Tag Archives: Dan Ariely

Are You a Marketing Weasel? Am I?

I just bought Predictably Irrational. I haven’t read it yet, but I had to buy it because I just read Jeff Atwood’s 9 Ways Marketing Weasels Will Try to Manipulate You on Coding Horror. Jeff relates his post and the nine ways to that book. Jeff says:

In fact, it’s already happening. Witness 10 Irrational Human Behaviors and How to Leverage Them to Improve Web Marketing. Don’t say I didn’t warn you.

What the book talks about, according to these posts, is our craziness as consumers with pricing, supply and demand, and behaviors that don’t really make sense, but happen all the time.

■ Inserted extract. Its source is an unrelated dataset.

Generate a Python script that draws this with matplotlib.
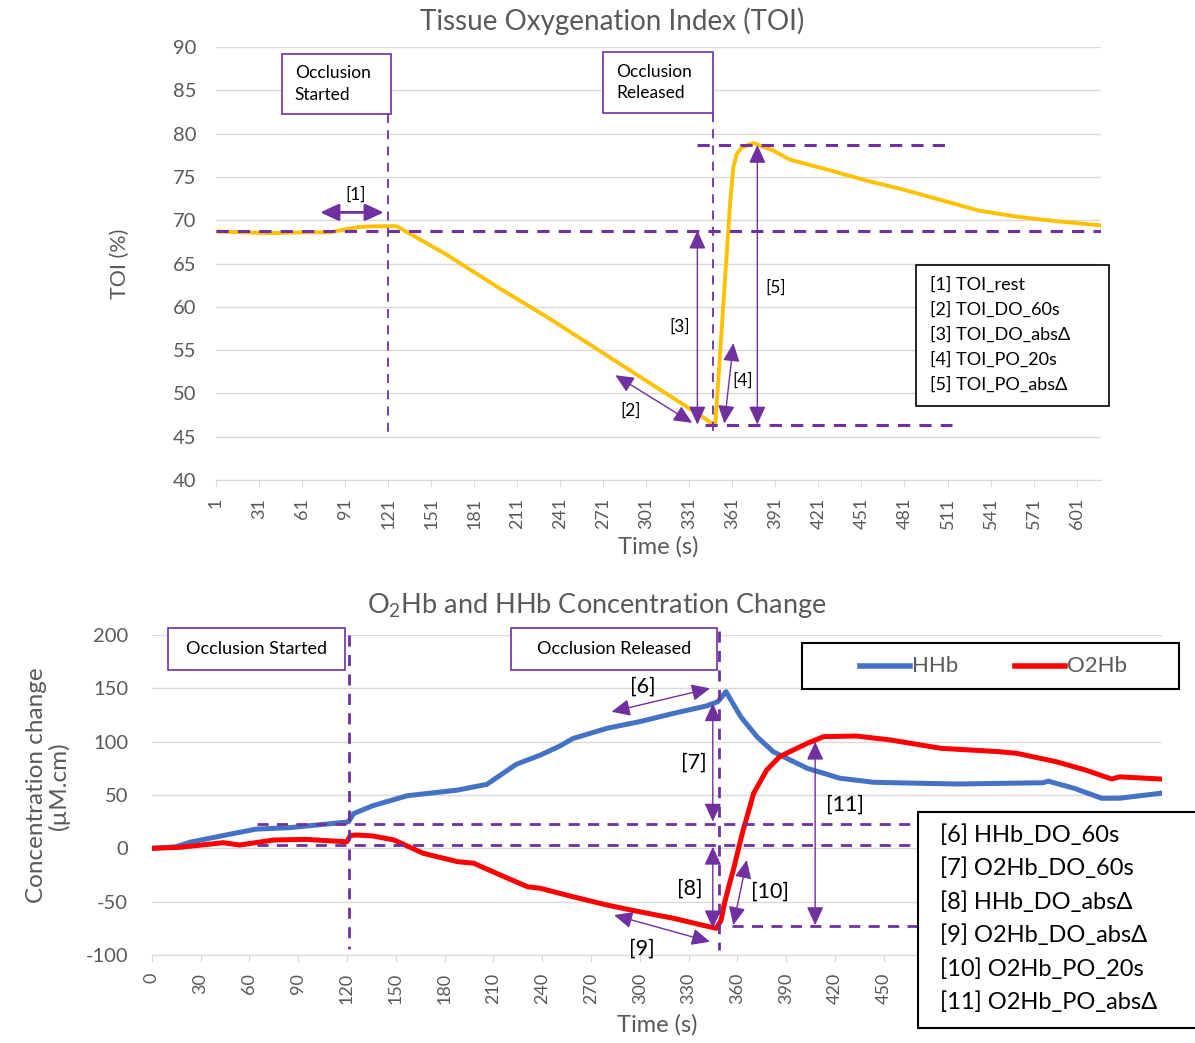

  • There is a cost to free, for example. When a truffle costs 15 cents and a chocolate kiss only 1 cent, 73 percent of us choose the truffle, and only 27 percent the kiss. When the kiss is free and the truffle 14 cents, 69 percent of us choose the kiss.
  • Most of us will go out of our way to save $7.00 on a $25 pen, by driving to another store for instance. But almost nobody will drive to a different store to save $7.00 on a $455 suit. Why not? It’s the same $7? (And this one bugs me, because I absolutely know I follow that pattern, and it makes sense to me.).
  • We’re much more likely to do something altruistically, for the public good, than if somebody pays us.
  • We can be manipulated by expectations. Tell us the meal is gourmet, make it expensive, and we’re more likely to think it’s good than if we say it’s cheap but convenient.

And the conclusion, which makes Jeff Atwood uncomfortable, is the sense of “marketing weasels” manipulating us. Or, the less aggressive sense of it, how marketers can capitalize on consumers’ irrational behavior. I have trouble with all this, because it seems like really good stuff for running a business, but I don’t want to see a weasel when I look in the mirror.